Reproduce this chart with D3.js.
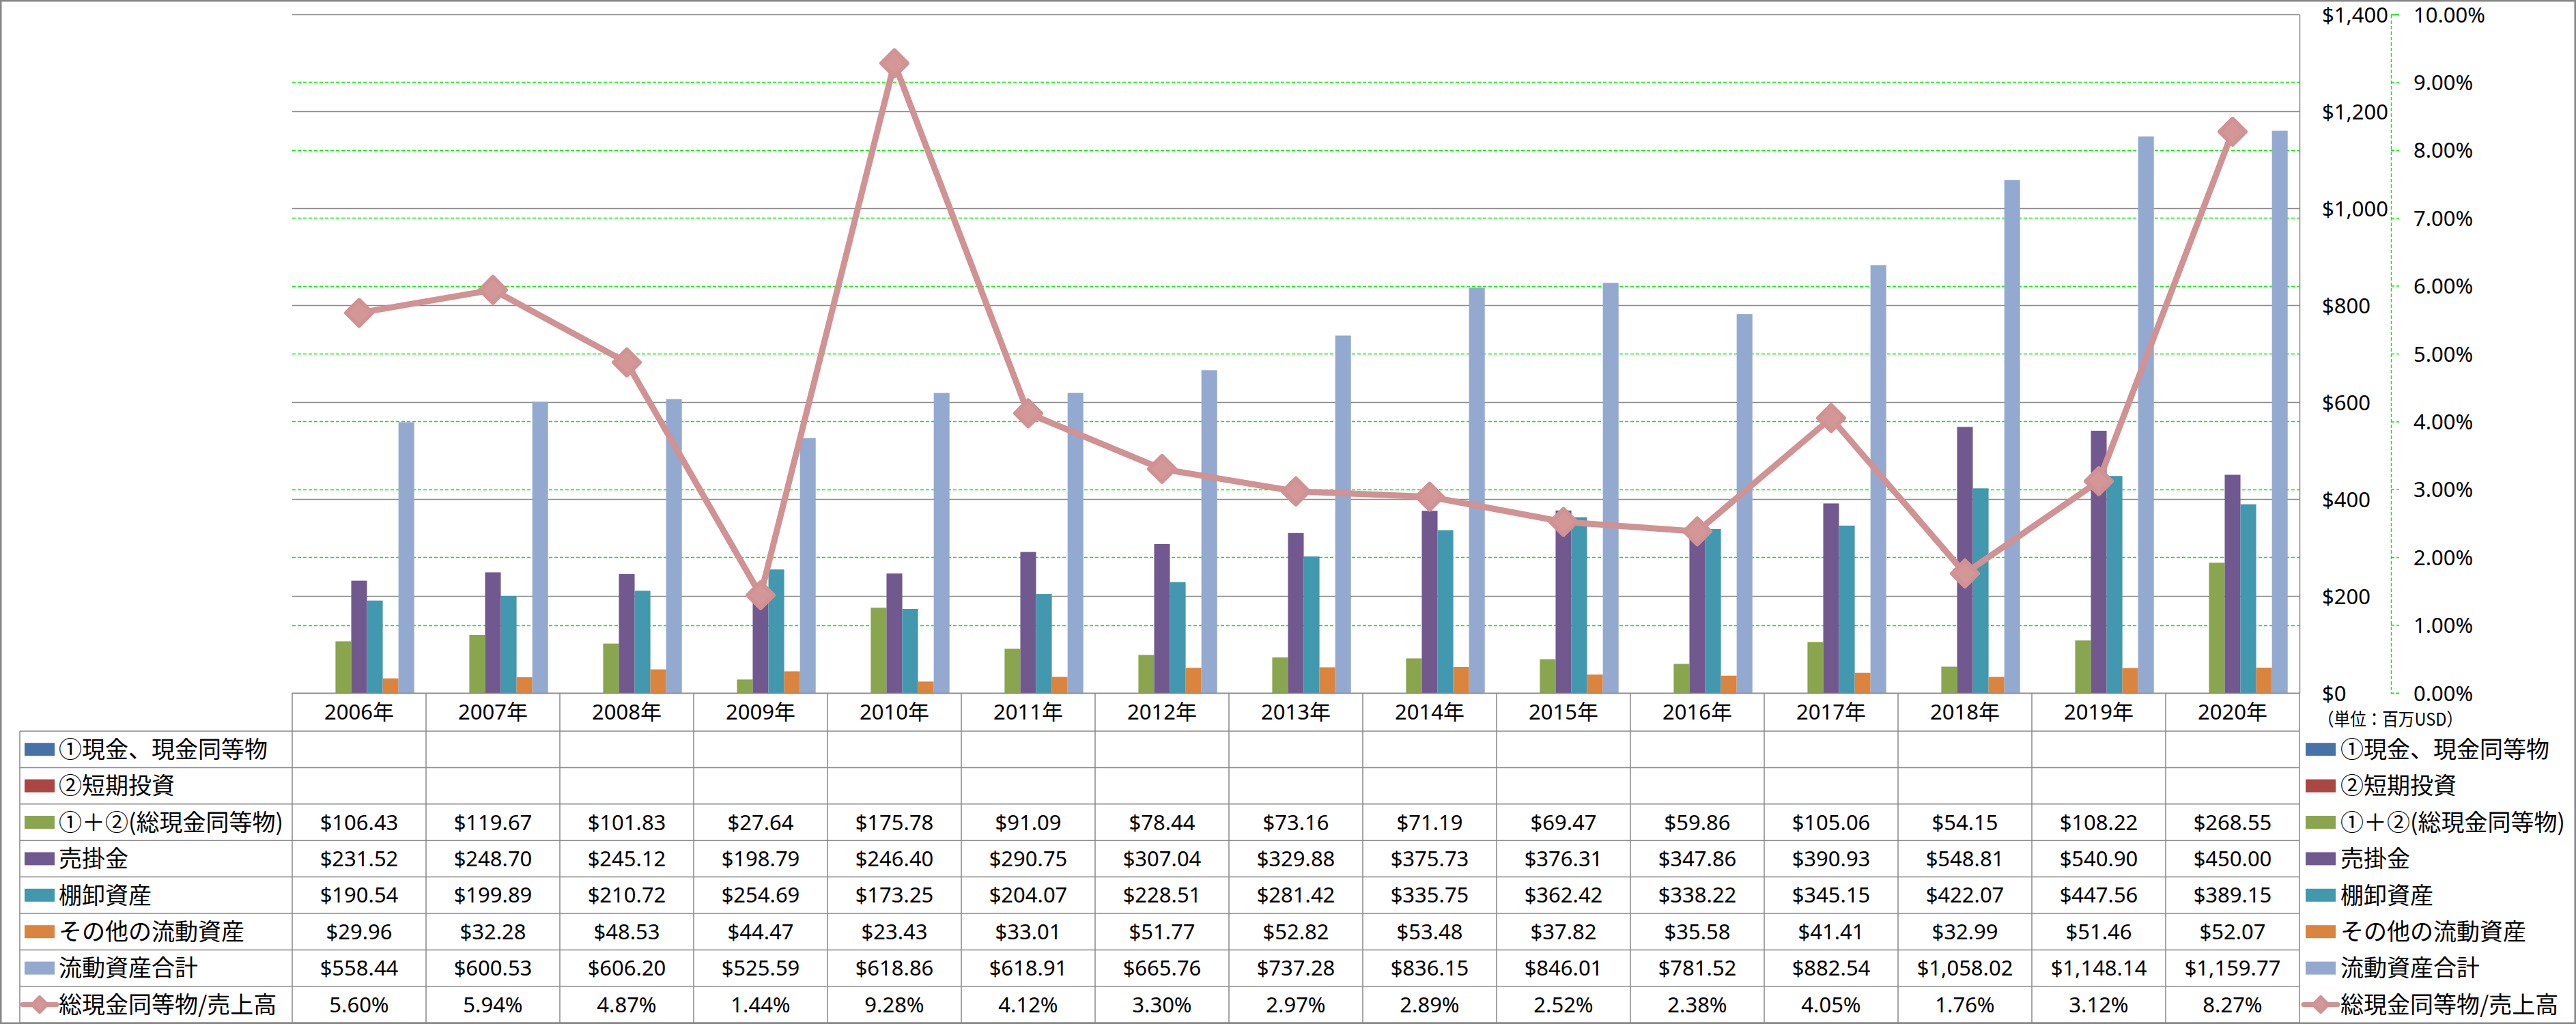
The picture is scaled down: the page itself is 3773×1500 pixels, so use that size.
<!DOCTYPE html>
<html>
<head>
<meta charset="utf-8">
<script src="https://cdn.jsdelivr.net/npm/d3@7"></script>
<style>
html,body{margin:0;padding:0;background:#fff;}
svg{display:block;}
</style>
</head>
<body>
<svg id="chart" width="3773" height="1500"></svg>
<script>
// ---------- DATA ----------
const categories = ["2006年","2007年","2008年","2009年","2010年","2011年","2012年","2013年","2014年","2015年","2016年","2017年","2018年","2019年","2020年"];
const cashEquivalents = [null,null,null,null,null,null,null,null,null,null,null,null,null,null,null];
const shortTermInvestments = [null,null,null,null,null,null,null,null,null,null,null,null,null,null,null];
const totalCash = [106.43,119.67,101.83,27.64,175.78,91.09,78.44,73.16,71.19,69.47,59.86,105.06,54.15,108.22,268.55];
const receivables = [231.52,248.70,245.12,198.79,246.40,290.75,307.04,329.88,375.73,376.31,347.86,390.93,548.81,540.90,450.00];
const inventory = [190.54,199.89,210.72,254.69,173.25,204.07,228.51,281.42,335.75,362.42,338.22,345.15,422.07,447.56,389.15];
const otherCurrentAssets = [29.96,32.28,48.53,44.47,23.43,33.01,51.77,52.82,53.48,37.82,35.58,41.41,32.99,51.46,52.07];
const totalCurrentAssets = [558.44,600.53,606.20,525.59,618.86,618.91,665.76,737.28,836.15,846.01,781.52,882.54,1058.02,1148.14,1159.77];
const cashToSales = [5.60,5.94,4.87,1.44,9.28,4.12,3.30,2.97,2.89,2.52,2.38,4.05,1.76,3.12,8.27];

const seriesNames = ["①現金、現金同等物","②短期投資","①＋②(総現金同等物)","売掛金","棚卸資産","その他の流動資産","流動資産合計"];
const lineName = "総現金同等物/売上高";
const primaryTicks = [0,200,400,600,800,1000,1200,1400];
const secondaryTicks = [0,1,2,3,4,5,6,7,8,9,10];
const unitLabel = "（単位：百万USD）";

// ---------- STYLE ----------
const colors = ["#4672A8","#AA4643","#89A54E","#71588F","#4198AF","#DB843D","#93A9CF"];
const lineColor = "#D09292";
const markerFill = "#D49797";
const gridGray = "#898989";
const gridGreen = "#00EE00";
const numFont = "'Noto Sans','Noto Sans CJK JP',sans-serif";
const jpFont = "'Noto Sans CJK JP','Noto Sans',sans-serif";

const barData = [cashEquivalents, shortTermInvestments, totalCash, receivables, inventory, otherCurrentAssets, totalCurrentAssets];
const series = seriesNames.map((n,i)=>({name:n, color:colors[i], values:barData[i]}));

// ---------- LAYOUT ----------
const W = 3773, H = 1500;
const plotL = 428, plotR = 3368, plotT = 21, plotB = 1015;
const headerB = 1071, rowH = 53.4, tableL = 29;
const secAxisX = 3502;

const svg = d3.select("#chart");

const x = d3.scaleBand().domain(categories).range([plotL, plotR]).padding(0);
const xs = d3.scaleBand().domain(d3.range(series.length)).range([0, x.bandwidth()]).paddingInner(0).paddingOuter(0.75);
const y = d3.scaleLinear().domain([0,1400]).range([plotB, plotT]);
const y2 = d3.scaleLinear().domain([0,10]).range([plotB, plotT]);

// background
svg.append("rect").attr("x",0).attr("y",0).attr("width",W).attr("height",H).attr("fill","#fff");

// secondary gridlines (green dashed)
svg.append("g").selectAll("line").data(secondaryTicks.filter(t=>t>0 && t<10)).join("line")
  .attr("x1",plotL).attr("x2",plotR)
  .attr("y1",d=>Math.round(y2(d))+0.5).attr("y2",d=>Math.round(y2(d))+0.5)
  .attr("stroke",gridGreen).attr("stroke-width",1.5).attr("stroke-dasharray","5,3");

// primary gridlines (gray)
svg.append("g").selectAll("line").data(primaryTicks).join("line")
  .attr("x1",plotL).attr("x2",plotR)
  .attr("y1",d=>Math.round(y(d))+0.5).attr("y2",d=>Math.round(y(d))+0.5)
  .attr("stroke",gridGray).attr("stroke-width",1.5);

// bars
const barG = svg.append("g");
series.forEach((s,si)=>{
  barG.append("g").selectAll("rect")
    .data(s.values.map((v,i)=>({v, c:categories[i]})).filter(d=>d.v!=null))
    .join("rect")
    .attr("x",d=>x(d.c)+xs(si))
    .attr("width",xs.bandwidth())
    .attr("y",d=>y(d.v))
    .attr("height",d=>y(0)-y(d.v))
    .attr("fill",s.color);
});

// line series
const lineGen = d3.line().x((d,i)=>x(categories[i])+x.bandwidth()/2).y(d=>y2(d));
svg.append("path").datum(cashToSales).attr("d",lineGen)
  .attr("fill","none").attr("stroke",lineColor).attr("stroke-width",9).attr("stroke-linejoin","round");
const diamond = (r)=>`M0,${-r}L${r},0L0,${r}L${-r},0Z`;
svg.append("g").selectAll("path").data(cashToSales).join("path")
  .attr("transform",(d,i)=>`translate(${x(categories[i])+x.bandwidth()/2},${y2(d)})`)
  .attr("d",diamond(19))
  .attr("fill",markerFill).attr("stroke",lineColor).attr("stroke-width",6).attr("stroke-linejoin","round");

// primary axis (right side of plot)
const yAxis = d3.axisRight(y).tickValues(primaryTicks).tickSize(0).tickPadding(33)
  .tickFormat(d=>"$"+d3.format(",")(d));
const yAxisG = svg.append("g").attr("transform",`translate(${plotR},0)`).call(yAxis);
yAxisG.select(".domain").attr("stroke",gridGray).attr("stroke-width",1.5);
yAxisG.selectAll("text").attr("font-family",numFont).attr("font-size",31).attr("fill","#000")
  .attr("text-anchor","start").attr("dy","0.36em");

// secondary axis
const y2Axis = d3.axisRight(y2).tickValues(secondaryTicks).tickSize(12).tickPadding(21)
  .tickFormat(d=>d.toFixed(2)+"%");
const y2AxisG = svg.append("g").attr("transform",`translate(${secAxisX},0)`).call(y2Axis);
y2AxisG.select(".domain").attr("stroke",gridGreen).attr("stroke-width",1.5).attr("stroke-dasharray","5,3");
y2AxisG.selectAll(".tick line").attr("stroke",gridGreen).attr("stroke-width",1.5).attr("stroke-dasharray","5,3");
y2AxisG.selectAll("text").attr("font-family",numFont).attr("font-size",31).attr("fill","#000")
  .attr("text-anchor","start").attr("dy","0.36em");

// ---------- DATA TABLE ----------
const tbl = svg.append("g");
const rows = series.map(s=>({name:s.name, color:s.color, values:s.values, type:"bar"}))
  .concat([{name:lineName, color:lineColor, values:cashToSales, type:"line"}]);
const rowTop = i => headerB + i*rowH;
const tableB = headerB + rows.length*rowH;

// horizontal lines
tbl.append("line").attr("x1",plotL).attr("x2",plotR).attr("y1",plotB+0.5).attr("y2",plotB+0.5)
  .attr("stroke",gridGray).attr("stroke-width",1.5);
tbl.selectAll("line.h").data(d3.range(rows.length+1)).join("line").attr("class","h")
  .attr("x1",tableL).attr("x2",plotR)
  .attr("y1",d=>rowTop(d)).attr("y2",d=>rowTop(d))
  .attr("stroke",gridGray).attr("stroke-width",1.5);
// vertical lines
const vx = categories.map(c=>x(c)).concat([plotR]);
tbl.selectAll("line.v").data(vx).join("line").attr("class","v")
  .attr("x1",d=>d).attr("x2",d=>d).attr("y1",plotB).attr("y2",tableB)
  .attr("stroke",gridGray).attr("stroke-width",1.5);
tbl.append("line").attr("x1",tableL).attr("x2",tableL).attr("y1",headerB).attr("y2",tableB)
  .attr("stroke",gridGray).attr("stroke-width",1.5);

// header (categories)
tbl.selectAll("text.cat").data(categories).join("text").attr("class","cat")
  .attr("x",d=>x(d)+x.bandwidth()/2).attr("y",(plotB+headerB)/2)
  .attr("dy","0.36em").attr("text-anchor","middle")
  .attr("font-family",numFont).attr("font-size",31).attr("fill","#000").text(d=>d);

// legend key helper
function drawKey(g, r, cx, cy){
  if(r.type==="bar"){
    g.append("rect").attr("x",cx-22).attr("y",cy-9.5).attr("width",44).attr("height",19).attr("fill",r.color);
  } else {
    g.append("line").attr("x1",cx-25).attr("x2",cx+25).attr("y1",cy).attr("y2",cy)
      .attr("stroke",r.color).attr("stroke-width",7).attr("stroke-linecap","round");
    g.append("path").attr("transform",`translate(${cx},${cy})`).attr("d",diamond(11))
      .attr("fill",markerFill).attr("stroke",lineColor).attr("stroke-width",5).attr("stroke-linejoin","round");
  }
}

rows.forEach((r,i)=>{
  const cy = rowTop(i) + rowH/2;
  drawKey(tbl, r, 58, cy);
  tbl.append("text").attr("x",86).attr("y",cy).attr("dy","0.36em")
    .attr("font-family",jpFont).attr("font-size",34).attr("fill","#000").text(r.name);
  tbl.append("g").selectAll("text").data(r.values.map((v,j)=>({v,c:categories[j]})).filter(d=>d.v!=null)).join("text")
    .attr("x",d=>x(d.c)+x.bandwidth()/2).attr("y",cy).attr("dy","0.36em").attr("text-anchor","middle")
    .attr("font-family",numFont).attr("font-size",31).attr("fill","#000")
    .text(d=> r.type==="line" ? d.v.toFixed(2)+"%" : "$"+d3.format(",.2f")(d.v));
});

// ---------- RIGHT LEGEND ----------
const leg = svg.append("g");
leg.append("text").attr("x",3395).attr("y",1054).attr("dy","0.36em")
  .attr("font-family",jpFont).attr("font-size",26).attr("fill","#000")
  .attr("textLength",212).attr("lengthAdjust","spacingAndGlyphs").text(unitLabel);
rows.forEach((r,i)=>{
  const cy = rowTop(i) + rowH/2;
  drawKey(leg, r, 3399, cy);
  leg.append("text").attr("x",3428).attr("y",cy).attr("dy","0.36em")
    .attr("font-family",jpFont).attr("font-size",34).attr("fill","#000").text(r.name);
});

// outer border
svg.append("rect").attr("x",1.25).attr("y",1.25).attr("width",W-2.5).attr("height",H-2.5)
  .attr("fill","none").attr("stroke","#878787").attr("stroke-width",2.5);
</script>
</body>
</html>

_ _ _ _ _

TO BE DONE
From the listing above, collect each line in which the string "chart" appears.

WRITTEN RESPONSE
Reproduce this chart with D3.js.
<svg id="chart" width="3773" height="1500"></svg>
const svg = d3.select("#chart");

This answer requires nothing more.